You’re beating your head against a brick wall and hoping for a different outcome if you only let a little more blood and flesh.
Are you replacing intermittent sections or long sections so you have to match beam geometry and track slope and elevation, at many locations or only a few, btwn. existing track and new sections? Is there any adjustability above the beam, in the hanger system, so you only have to match things up at the track slope and elevation? I assume you are going to use the existing trolleys and run on the top surface of the bottom flanges of the beams, and that that constant and smooth running surface is the important thing to match.
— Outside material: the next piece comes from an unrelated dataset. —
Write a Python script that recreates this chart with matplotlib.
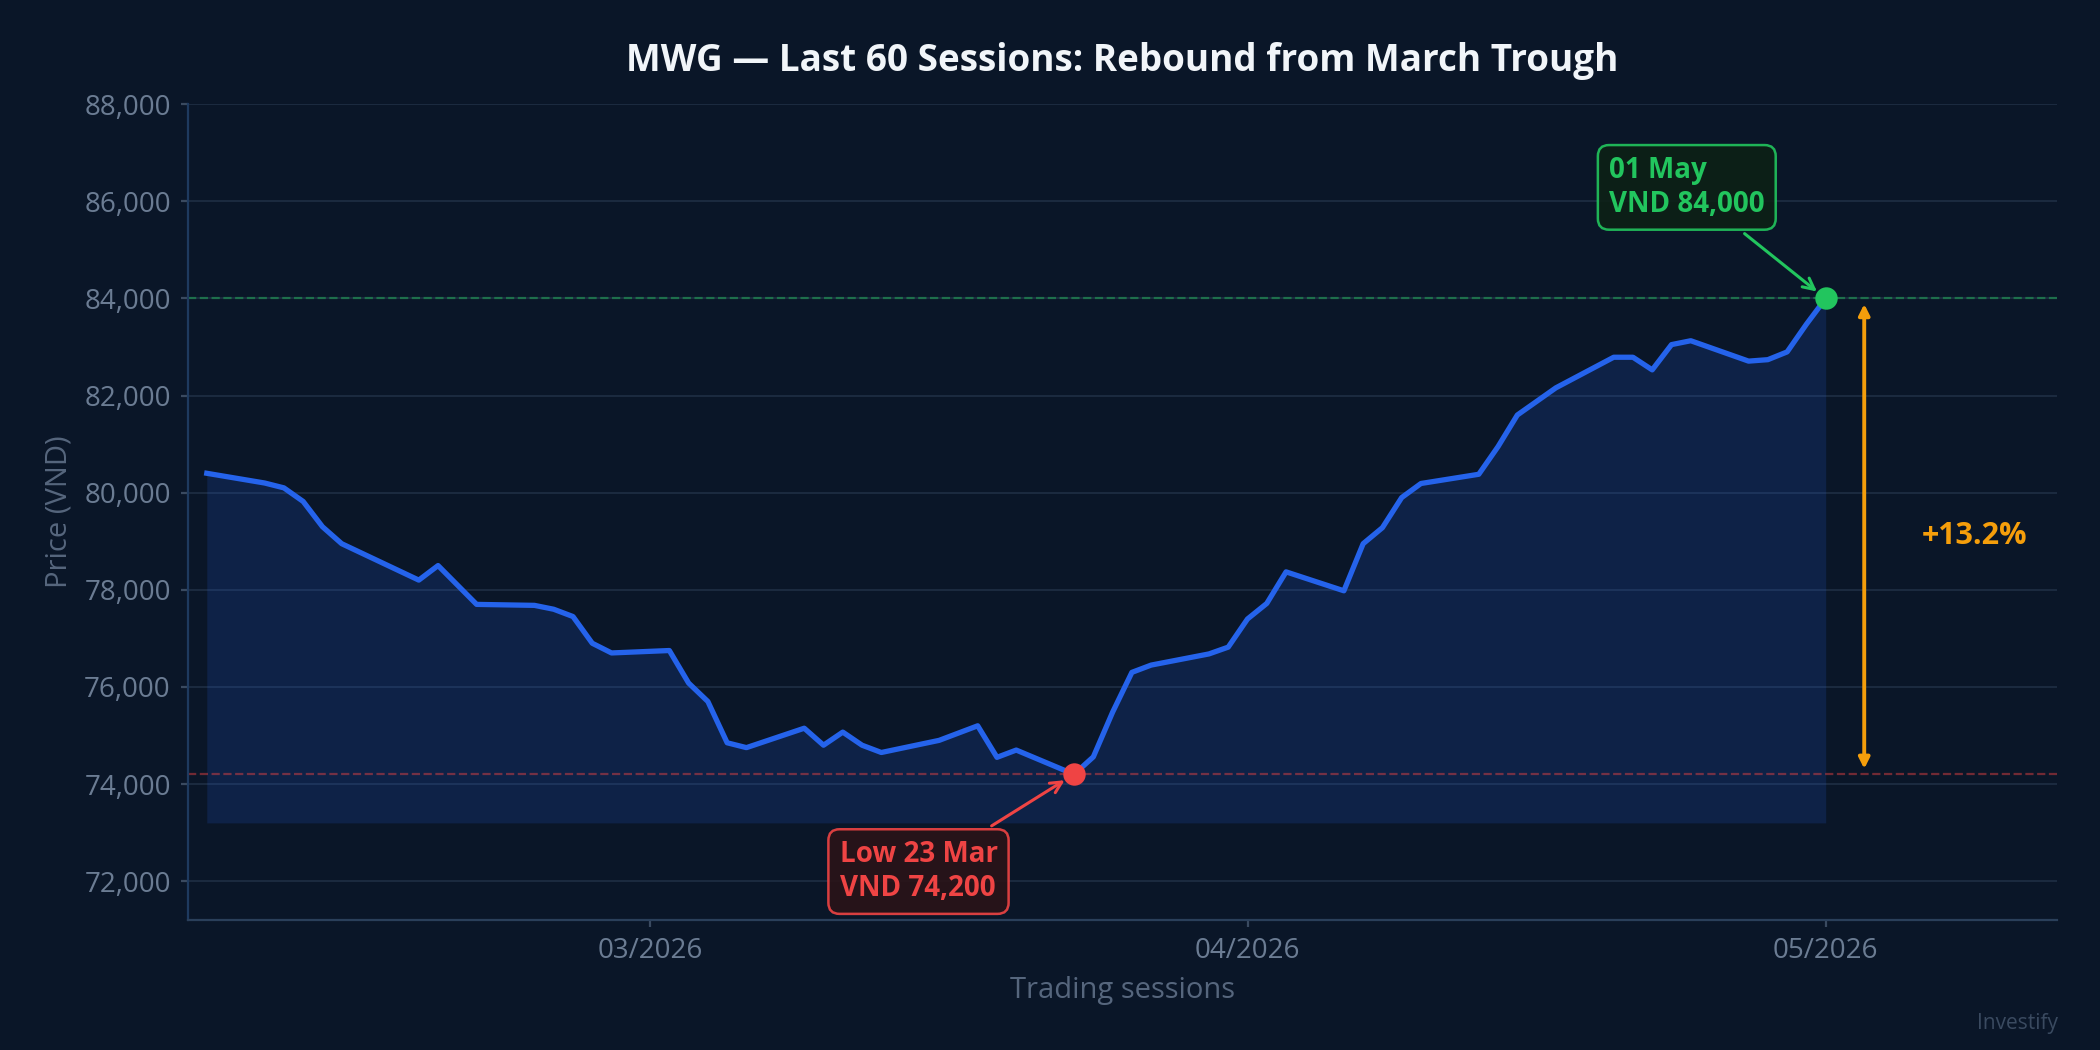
import pandas as pd
import matplotlib
matplotlib.use("Agg")
import matplotlib.pyplot as plt
import matplotlib.dates as mdates
from matplotlib import font_manager as fm
from matplotlib.ticker import FuncFormatter, MultipleLocator

# use the first sans family that actually ships a bold face
bold_fams = {f.name for f in fm.fontManager.ttflist if f.weight in (600, 700, 'bold', 'semibold')}
fam = next((f for f in ['Noto Sans', 'Open Sans', 'Lato', 'Roboto'] if f in bold_fams), 'DejaVu Sans')
plt.rcParams['font.family'] = [fam, 'DejaVu Sans']

BG = '#0a1628'
BLUE = '#2563eb'
GREEN = '#22c55e'
RED = '#ef4444'
ORANGE = '#f59e0b'
MUTED = '#6b7c93'

# trading calendar (Feb 16 closed) and closing prices
sessions = pd.bdate_range("2026-02-06", "2026-05-01").drop(pd.Timestamp("2026-02-16"))
close = [80400, 80200, 80100, 79820, 79300, 78950, 78200, 78500, 78100, 77700,
         77680, 77600, 77450, 76900, 76700, 76750, 76080, 75700, 74850, 74750,
         75150, 74800, 75070, 74800, 74650, 74900, 75050, 75200, 74550, 74700,
         74200, 74560, 75480, 76300, 76450, 76680, 76820, 77400, 77720, 78370,
         77980, 78950, 79280, 79900, 80190, 80380, 80950, 81600, 81880, 82160,
         82790, 82790, 82530, 83050, 83130, 82710, 82740, 82900, 83470, 84000]

ticker = "MWG"
s = pd.Series(close, index=sessions)
low_d, low_v = s.idxmin(), s.min()
last_d, last_v = s.index[-1], s.iloc[-1]
pct = (last_v / low_v - 1) * 100

fig = plt.figure(figsize=(10.5, 5.25), dpi=200, facecolor=BG)
ax = fig.add_axes([0.0893, 0.1238, 0.8902, 0.7769], facecolor=BG)

ax.fill_between(s.index, s.values, low_v - 1000, color=BLUE, alpha=0.16, lw=0)
ax.plot(s.index, s.values, color=BLUE, lw=1.9, zorder=3)

ax.axhline(last_v, color=GREEN, ls='--', lw=0.8, alpha=0.45, zorder=2)
ax.axhline(low_v, color=RED, ls='--', lw=0.8, alpha=0.45, zorder=2)

ax.scatter([low_d], [low_v], s=50, color=RED, zorder=5)
ax.scatter([last_d], [last_v], s=50, color=GREEN, zorder=5)

ax.annotate(f"Low {low_d:%d %b}\nVND {low_v:,.0f}", xy=(low_d, low_v),
            xytext=(-56, -35), textcoords='offset points', ha='center', va='center',
            multialignment='left', color=RED, fontsize=10, fontweight='bold',
            bbox=dict(boxstyle='round,pad=0.4', fc='#2a1318', ec=RED, lw=0.9, alpha=0.9),
            arrowprops=dict(arrowstyle='->', color=RED, lw=1.1, shrinkB=4), zorder=6)
ax.annotate(f"{last_d:%d %b}\nVND {last_v:,.0f}", xy=(last_d, last_v),
            xytext=(-50, 40), textcoords='offset points', ha='center', va='center',
            multialignment='left', color=GREEN, fontsize=10, fontweight='bold',
            bbox=dict(boxstyle='round,pad=0.4', fc='#0d2116', ec=GREEN, lw=0.9, alpha=0.9),
            arrowprops=dict(arrowstyle='->', color=GREEN, lw=1.1, shrinkB=4), zorder=6)

arrow_x = last_d + pd.Timedelta(days=2)
ax.annotate('', xy=(arrow_x, low_v), xytext=(arrow_x, last_v),
            arrowprops=dict(arrowstyle='<|-|>', color=ORANGE, lw=1.4,
                            mutation_scale=8))
ax.text(last_d + pd.Timedelta(days=5), (low_v + last_v) / 2, f"+{pct:.1f}%",
        color=ORANGE, fontsize=11, fontweight='bold', ha='left', va='center')

ax.set_xlim(s.index[0] - pd.Timedelta(days=1), last_d + pd.Timedelta(days=12))
ax.set_ylim(low_v - 3000, last_v + 4000)
ax.yaxis.set_major_locator(MultipleLocator(2000))
ax.yaxis.set_major_formatter(FuncFormatter(lambda v, p: f"{v:,.0f}"))
ax.xaxis.set_major_locator(mdates.MonthLocator())
ax.xaxis.set_major_formatter(mdates.DateFormatter('%m/%Y'))

ax.grid(axis='y', color='#1c2b40', lw=0.7)
ax.set_axisbelow(True)
for side in ['top', 'right']:
    ax.spines[side].set_visible(False)
ax.spines['left'].set_color('#1e3a5f')
ax.spines['bottom'].set_color('#2a3f5a')
ax.tick_params(colors=MUTED, labelsize=10, length=2.5, width=0.8)
ax.tick_params(axis='both', color='#3a4a60')

ax.set_title(f"{ticker} \u2014 Last {len(s)} Sessions: Rebound from March Trough",
             color='#f1f5f9', fontsize=13.3, fontweight='bold', pad=12)
ax.set_ylabel("Price (VND)", color='#56667d', fontsize=10.5)
ax.set_xlabel("Trading sessions", color='#56667d', fontsize=10.5)

fig.text(0.98, 0.015, "Investify", color='#3a4a60', fontsize=7.5, ha='right', va='bottom')

fig.savefig("out.png", dpi=200, facecolor=BG)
Are the trolley wheels made to run on the sloped top surfaces of the std. beam bot. flg.? 1045 or 1050 materials are almost impossible to weld successfully, they can be punched, drilled and machined, and then bolted to the primary structural beams.
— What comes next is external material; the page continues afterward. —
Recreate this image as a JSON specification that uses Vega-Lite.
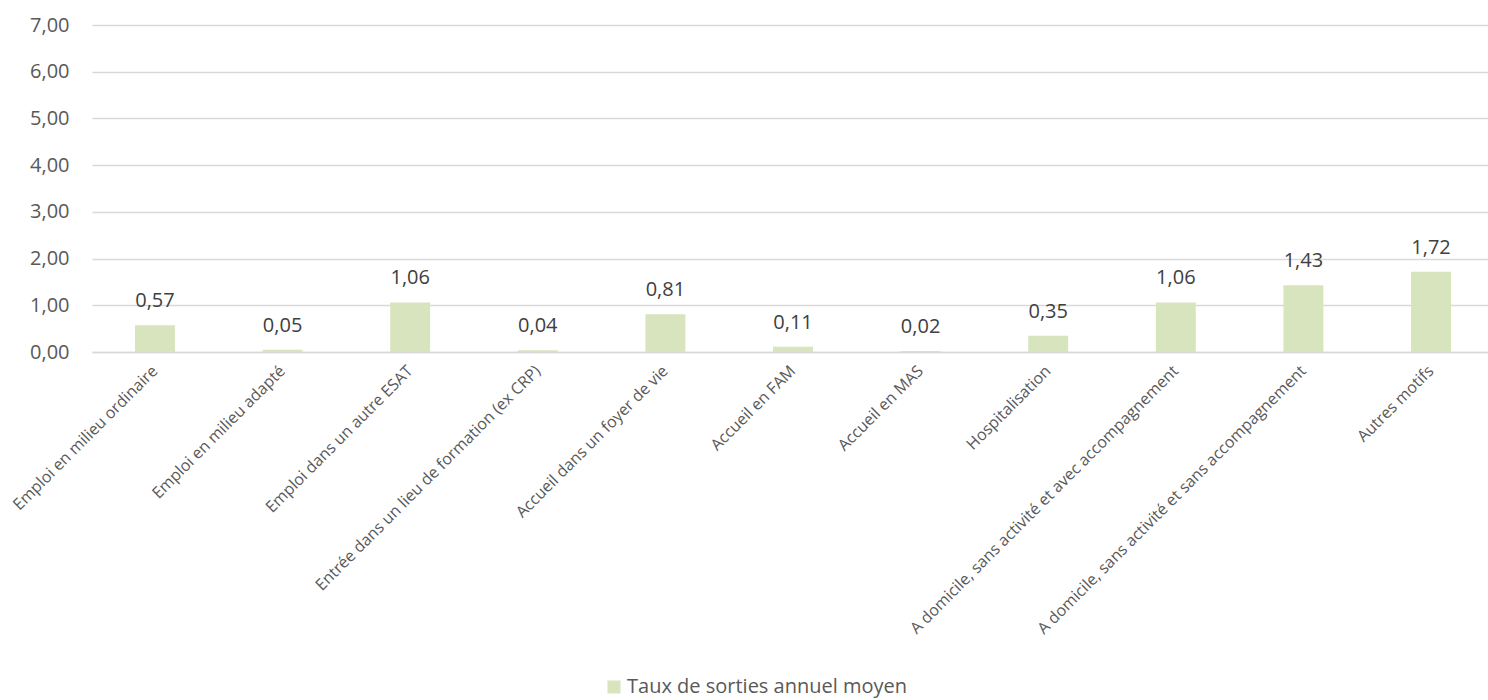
{
  "$schema": "https://vega.github.io/schema/vega-lite/v6.json",
  "width": 1402,
  "height": 327,
  "autosize": "none",
  "padding": {"left": 92, "top": 25, "right": 0, "bottom": 348},
  "background": "white",
  "config": {
    "locale": {"number": {"decimal": ",", "thousands": " ", "grouping": [3], "currency": ["", " €"]}},
    "font": "Open Sans",
    "view": {"stroke": null}
  },
  "data": {"values": [
    {"motif": "Emploi en milieu ordinaire", "taux": 0.57, "serie": "Taux de sorties annuel moyen"},
    {"motif": "Emploi en milieu adapté", "taux": 0.05, "serie": "Taux de sorties annuel moyen"},
    {"motif": "Emploi dans un autre ESAT", "taux": 1.06, "serie": "Taux de sorties annuel moyen"},
    {"motif": "Entrée dans un lieu de formation (ex CRP)", "taux": 0.04, "serie": "Taux de sorties annuel moyen"},
    {"motif": "Accueil dans un foyer de vie", "taux": 0.81, "serie": "Taux de sorties annuel moyen"},
    {"motif": "Accueil en FAM", "taux": 0.11, "serie": "Taux de sorties annuel moyen"},
    {"motif": "Accueil en MAS", "taux": 0.02, "serie": "Taux de sorties annuel moyen"},
    {"motif": "Hospitalisation", "taux": 0.35, "serie": "Taux de sorties annuel moyen"},
    {"motif": "A domicile, sans activité et avec accompagnement", "taux": 1.06, "serie": "Taux de sorties annuel moyen"},
    {"motif": "A domicile, sans activité et sans accompagnement", "taux": 1.43, "serie": "Taux de sorties annuel moyen"},
    {"motif": "Autres motifs", "taux": 1.72, "serie": "Taux de sorties annuel moyen"}
  ]},
  "encoding": {
    "x": {
      "field": "motif", "type": "nominal", "sort": null,
      "scale": {"paddingInner": 0.687, "paddingOuter": 0.337},
      "axis": {
        "title": null, "labelAngle": -45, "labelAlign": "right", "labelBaseline": "middle",
        "labelFontSize": 16, "labelColor": "#595959", "labelPadding": 16, "labelLimit": 600,
        "ticks": false, "domainColor": "#d9d9d9", "domainWidth": 1.5, "grid": false
      }
    },
    "y": {
      "field": "taux", "type": "quantitative",
      "scale": {"domain": [0, 7], "nice": false},
      "axis": {
        "title": null, "values": [0, 1, 2, 3, 4, 5, 6, 7], "format": ".2f",
        "labelFontSize": 20, "labelColor": "#595959", "labelPadding": 23,
        "ticks": false, "domain": false, "gridColor": "#d9d9d9", "gridWidth": 1.5
      }
    }
  },
  "layer": [
    {
      "mark": {"type": "bar"},
      "encoding": {
        "color": {
          "field": "serie", "type": "nominal",
          "scale": {"range": ["#d7e4bd"]},
          "legend": {
            "title": null, "orient": "none", "legendX": 512, "legendY": 652,
            "symbolType": "square", "symbolSize": 170, "symbolStrokeWidth": 0,
            "labelFontSize": 20, "labelColor": "#595959", "labelLimit": 600, "labelOffset": 3
          }
        }
      }
    },
    {
      "mark": {"type": "text", "baseline": "alphabetic", "dy": -18, "fontSize": 20, "color": "#404040"},
      "encoding": {"text": {"field": "taux", "type": "quantitative", "format": ".2f"}}
    }
  ]
}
Unless GM has some leftover supply of this track material or access to their original supplier, and some pull with them, so you can get them to roll some of this stuff, I’ll bet you’re out of luck. You will more than likely end up fabricating the track beams and applying wear pls., and paying particular attention to only the critical mating surfaces and geometry. You might end up taking a deeper std. beam, cutting the bot. flg. down in width, and applying (bolting) the wear pls. on the top of the bot. flg. surfaces. You might do this to a std. S 4x7.7 and allowing its top flg. to be lower than those on the existing track beams. You might rip a std. S 4x7.7 down the middle of its web, longitudinally, making two lower track portions. Then making a continuous web welds back to another actual spanning member. These, and then the interconnections btwn. new and existing sections, and mating with the hanger system will be the design challenge here. Several of the underhung crane manuf’rs. do have proprietary running track sections which look like a WT and are welded back to an upper beam portion. These undoubtedly have improved wearing surfaces, but may not match your geometry. Google a few of them to see what options they offer, but I wouldn’t be afraid to fabricated my own track sections.